* What you have to do
Leave out the pictures and transcribe everything else exactly.

* Dataset extract
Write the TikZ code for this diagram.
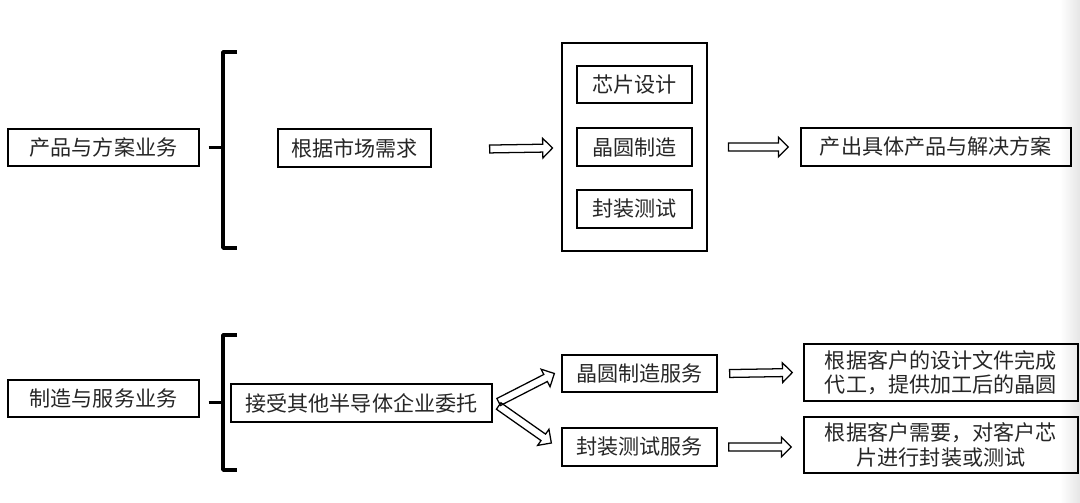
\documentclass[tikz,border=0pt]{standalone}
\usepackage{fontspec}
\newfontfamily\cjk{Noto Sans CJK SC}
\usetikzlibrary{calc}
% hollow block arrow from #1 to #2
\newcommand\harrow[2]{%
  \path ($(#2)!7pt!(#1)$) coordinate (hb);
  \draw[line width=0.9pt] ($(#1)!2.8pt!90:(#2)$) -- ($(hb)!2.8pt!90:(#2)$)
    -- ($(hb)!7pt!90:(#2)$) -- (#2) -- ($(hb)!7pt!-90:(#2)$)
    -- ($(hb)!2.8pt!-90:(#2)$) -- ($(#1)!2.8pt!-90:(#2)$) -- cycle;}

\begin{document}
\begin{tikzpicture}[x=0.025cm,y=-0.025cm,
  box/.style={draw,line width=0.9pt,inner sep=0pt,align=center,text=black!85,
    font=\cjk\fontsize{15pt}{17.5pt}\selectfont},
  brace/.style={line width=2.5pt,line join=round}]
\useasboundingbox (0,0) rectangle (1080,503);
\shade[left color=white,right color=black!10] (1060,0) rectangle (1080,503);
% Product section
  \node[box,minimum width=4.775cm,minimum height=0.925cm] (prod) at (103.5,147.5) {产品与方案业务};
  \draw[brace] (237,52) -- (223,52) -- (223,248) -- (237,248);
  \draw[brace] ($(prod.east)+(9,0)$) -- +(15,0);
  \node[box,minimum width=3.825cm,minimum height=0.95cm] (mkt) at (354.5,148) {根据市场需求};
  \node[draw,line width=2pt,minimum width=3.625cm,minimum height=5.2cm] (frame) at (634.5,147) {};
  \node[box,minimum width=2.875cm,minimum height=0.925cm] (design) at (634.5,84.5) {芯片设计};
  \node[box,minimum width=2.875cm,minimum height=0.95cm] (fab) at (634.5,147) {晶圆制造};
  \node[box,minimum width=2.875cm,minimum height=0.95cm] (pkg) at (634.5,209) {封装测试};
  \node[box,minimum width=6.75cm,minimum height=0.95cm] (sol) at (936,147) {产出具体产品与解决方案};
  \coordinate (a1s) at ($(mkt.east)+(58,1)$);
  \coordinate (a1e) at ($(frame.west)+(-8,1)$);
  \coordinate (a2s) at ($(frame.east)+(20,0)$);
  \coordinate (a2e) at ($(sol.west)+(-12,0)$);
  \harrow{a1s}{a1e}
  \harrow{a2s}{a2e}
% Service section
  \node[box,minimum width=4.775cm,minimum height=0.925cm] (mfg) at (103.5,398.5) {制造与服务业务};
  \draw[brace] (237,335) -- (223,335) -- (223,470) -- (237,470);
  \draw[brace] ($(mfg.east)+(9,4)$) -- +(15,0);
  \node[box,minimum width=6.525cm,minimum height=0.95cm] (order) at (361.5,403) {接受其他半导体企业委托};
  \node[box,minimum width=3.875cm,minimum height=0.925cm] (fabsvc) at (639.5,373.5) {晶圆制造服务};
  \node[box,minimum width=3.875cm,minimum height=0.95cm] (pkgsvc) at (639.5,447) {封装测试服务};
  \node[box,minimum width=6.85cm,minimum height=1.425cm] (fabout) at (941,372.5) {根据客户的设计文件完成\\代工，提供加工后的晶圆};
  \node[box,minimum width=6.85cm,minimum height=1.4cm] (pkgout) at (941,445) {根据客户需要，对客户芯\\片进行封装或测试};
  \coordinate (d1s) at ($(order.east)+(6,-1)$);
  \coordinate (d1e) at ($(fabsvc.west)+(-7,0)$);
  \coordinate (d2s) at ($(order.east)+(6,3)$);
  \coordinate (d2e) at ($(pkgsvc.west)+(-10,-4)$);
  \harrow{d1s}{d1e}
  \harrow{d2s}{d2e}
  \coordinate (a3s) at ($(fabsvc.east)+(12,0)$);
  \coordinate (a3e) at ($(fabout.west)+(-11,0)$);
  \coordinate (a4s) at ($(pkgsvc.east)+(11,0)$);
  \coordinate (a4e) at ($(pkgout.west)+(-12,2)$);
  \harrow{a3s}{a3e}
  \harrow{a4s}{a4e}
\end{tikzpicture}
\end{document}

* Full output
Write the TikZ code for this diagram.
\documentclass[tikz,border=0pt]{standalone}
\usepackage{fontspec}
\newfontfamily\cjk{Noto Sans CJK SC}
\usetikzlibrary{calc}
% hollow block arrow from #1 to #2
\newcommand\harrow[2]{%
  \path ($(#2)!7pt!(#1)$) coordinate (hb);
  \draw[line width=0.9pt] ($(#1)!2.8pt!90:(#2)$) -- ($(hb)!2.8pt!90:(#2)$)
    -- ($(hb)!7pt!90:(#2)$) -- (#2) -- ($(hb)!7pt!-90:(#2)$)
    -- ($(hb)!2.8pt!-90:(#2)$) -- ($(#1)!2.8pt!-90:(#2)$) -- cycle;}

\begin{document}
\begin{tikzpicture}[x=0.025cm,y=-0.025cm,
  box/.style={draw,line width=0.9pt,inner sep=0pt,align=center,text=black!85,
    font=\cjk\fontsize{15pt}{17.5pt}\selectfont},
  brace/.style={line width=2.5pt,line join=round}]
\useasboundingbox (0,0) rectangle (1080,503);
\shade[left color=white,right color=black!10] (1060,0) rectangle (1080,503);
% Product section
  \node[box,minimum width=4.775cm,minimum height=0.925cm] (prod) at (103.5,147.5) {产品与方案业务};
  \draw[brace] (237,52) -- (223,52) -- (223,248) -- (237,248);
  \draw[brace] ($(prod.east)+(9,0)$) -- +(15,0);
  \node[box,minimum width=3.825cm,minimum height=0.95cm] (mkt) at (354.5,148) {根据市场需求};
  \node[draw,line width=2pt,minimum width=3.625cm,minimum height=5.2cm] (frame) at (634.5,147) {};
  \node[box,minimum width=2.875cm,minimum height=0.925cm] (design) at (634.5,84.5) {芯片设计};
  \node[box,minimum width=2.875cm,minimum height=0.95cm] (fab) at (634.5,147) {晶圆制造};
  \node[box,minimum width=2.875cm,minimum height=0.95cm] (pkg) at (634.5,209) {封装测试};
  \node[box,minimum width=6.75cm,minimum height=0.95cm] (sol) at (936,147) {产出具体产品与解决方案};
  \coordinate (a1s) at ($(mkt.east)+(58,1)$);
  \coordinate (a1e) at ($(frame.west)+(-8,1)$);
  \coordinate (a2s) at ($(frame.east)+(20,0)$);
  \coordinate (a2e) at ($(sol.west)+(-12,0)$);
  \harrow{a1s}{a1e}
  \harrow{a2s}{a2e}
% Service section
  \node[box,minimum width=4.775cm,minimum height=0.925cm] (mfg) at (103.5,398.5) {制造与服务业务};
  \draw[brace] (237,335) -- (223,335) -- (223,470) -- (237,470);
  \draw[brace] ($(mfg.east)+(9,4)$) -- +(15,0);
  \node[box,minimum width=6.525cm,minimum height=0.95cm] (order) at (361.5,403) {接受其他半导体企业委托};
  \node[box,minimum width=3.875cm,minimum height=0.925cm] (fabsvc) at (639.5,373.5) {晶圆制造服务};
  \node[box,minimum width=3.875cm,minimum height=0.95cm] (pkgsvc) at (639.5,447) {封装测试服务};
  \node[box,minimum width=6.85cm,minimum height=1.425cm] (fabout) at (941,372.5) {根据客户的设计文件完成\\代工，提供加工后的晶圆};
  \node[box,minimum width=6.85cm,minimum height=1.4cm] (pkgout) at (941,445) {根据客户需要，对客户芯\\片进行封装或测试};
  \coordinate (d1s) at ($(order.east)+(6,-1)$);
  \coordinate (d1e) at ($(fabsvc.west)+(-7,0)$);
  \coordinate (d2s) at ($(order.east)+(6,3)$);
  \coordinate (d2e) at ($(pkgsvc.west)+(-10,-4)$);
  \harrow{d1s}{d1e}
  \harrow{d2s}{d2e}
  \coordinate (a3s) at ($(fabsvc.east)+(12,0)$);
  \coordinate (a3e) at ($(fabout.west)+(-11,0)$);
  \coordinate (a4s) at ($(pkgsvc.east)+(11,0)$);
  \coordinate (a4e) at ($(pkgout.west)+(-12,2)$);
  \harrow{a3s}{a3e}
  \harrow{a4s}{a4e}
\end{tikzpicture}
\end{document}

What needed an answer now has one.